[Collected data entries]
(begin)
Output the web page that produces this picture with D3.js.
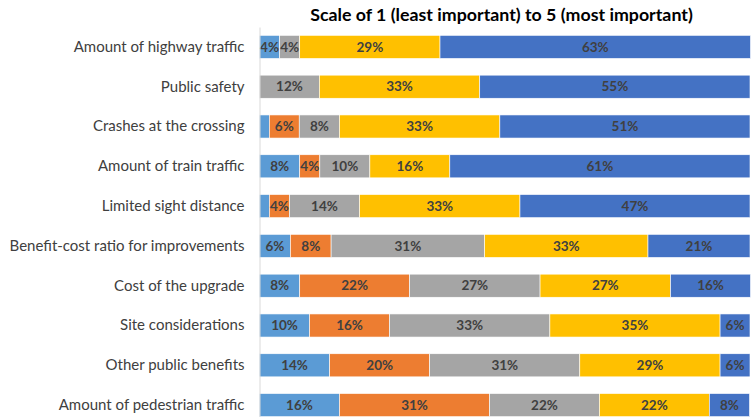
<!DOCTYPE html>
<html><head><meta charset="utf-8">
<script src="https://cdn.jsdelivr.net/npm/d3@7/dist/d3.min.js"></script>
<style>body{margin:0;background:#fff}svg{display:block}</style>
</head><body>
<svg id="chart" width="752" height="417"></svg>
<script>
const title = "Scale of 1 (least important) to 5 (most important)";
const categories = ["Amount of highway traffic","Public safety","Crashes at the crossing","Amount of train traffic","Limited sight distance","Benefit-cost ratio for improvements","Cost of the upgrade","Site considerations","Other public benefits","Amount of pedestrian traffic"];
const seriesNames = ["1","2","3","4","5"];
const colors = ["#5B9BD5","#ED7D31","#A5A5A5","#FFC000","#4472C4"];
// percentage of respondents per rating
const s1 = [4.1, 0,   2.0, 8.2, 2.0, 6.3,  8.2, 10.2, 14.3, 16.3];
const s2 = [0,   0,   6.1, 4.1, 4.1, 8.3, 22.4, 16.3, 20.4, 30.6];
const s3 = [4.1, 12.2, 8.2, 10.2, 14.3, 31.3, 26.6, 32.7, 30.6, 22.4];
const s4 = [28.6, 32.7, 32.7, 16.3, 32.7, 33.3, 26.6, 34.7, 28.6, 22.4];
const s5 = [63.3, 55.1, 51.0, 61.2, 46.9, 20.8, 16.3, 6.1, 6.1, 8.2];
const seriesVals = [s1,s2,s3,s4,s5];

const svg = d3.select("#chart");
const x = d3.scaleLinear().domain([0,100]).range([259.5, 750]);
const y = d3.scaleBand().domain(categories).range([27, 425]).paddingInner(0.42).paddingOuter(0.21);

const rows = categories.map((c,i)=>{ const o={cat:c, idx:i}; seriesNames.forEach((s,j)=>o[s]=seriesVals[j][i]); return o; });
const stacked = d3.stack().keys(seriesNames)(rows);

svg.append("text").attr("x", 501.5).attr("y", 21).attr("text-anchor","middle")
  .attr("font-family","Lato, 'Open Sans', sans-serif").attr("font-weight","bold").attr("font-size","17.8px")
  .attr("fill","#000").text(title);

const g = svg.append("g");
stacked.forEach((layer, j)=>{
  g.append("g").selectAll("rect").data(layer).join("rect")
    .attr("x", d=>x(d[0])).attr("width", d=>Math.max(0, x(d[1])-x(d[0])))
    .attr("y", d=>y(d.data.cat)).attr("height", y.bandwidth())
    .attr("fill", colors[j]).attr("stroke","#fff").attr("stroke-width",0.6);
});
stacked.forEach((layer, j)=>{
  g.append("g").selectAll("text").data(layer.filter(d=>seriesVals[j][d.data.idx] >= 3)).join("text")
    .attr("x", d=>x((d[0]+d[1])/2)).attr("y", d=>y(d.data.cat)+y.bandwidth()/2)
    .attr("dy","0.35em").attr("text-anchor","middle")
    .attr("font-family","Lato, 'Open Sans', sans-serif").attr("font-weight","bold").attr("font-size","13.5px")
    .attr("fill","#404040").text(d=>Math.round(seriesVals[j][d.data.idx])+"%");
});

// axis
const yAxis = d3.axisLeft(y).tickSize(0).tickPadding(15);
const ax = svg.append("g").attr("transform","translate(259.5,0)").call(yAxis);
ax.select(".domain").attr("stroke","#D9D9D9");
ax.selectAll("text").attr("font-family","Lato, 'Open Sans', sans-serif").attr("font-size","15px").attr("fill","#404040");
</script>
</body></html>
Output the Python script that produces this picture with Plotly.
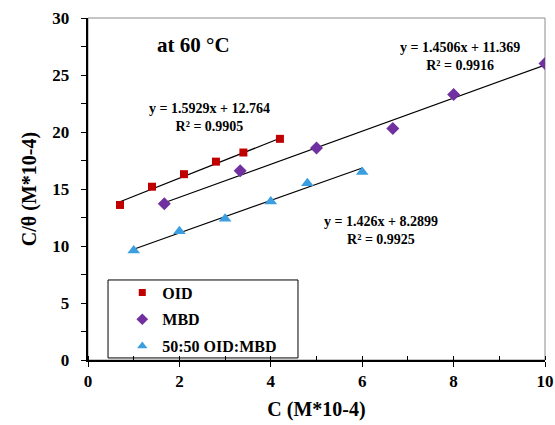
(end)
• AIM: Determine how many lines of the listing above include the word "produces", and report that number only.

• ANSWER: 2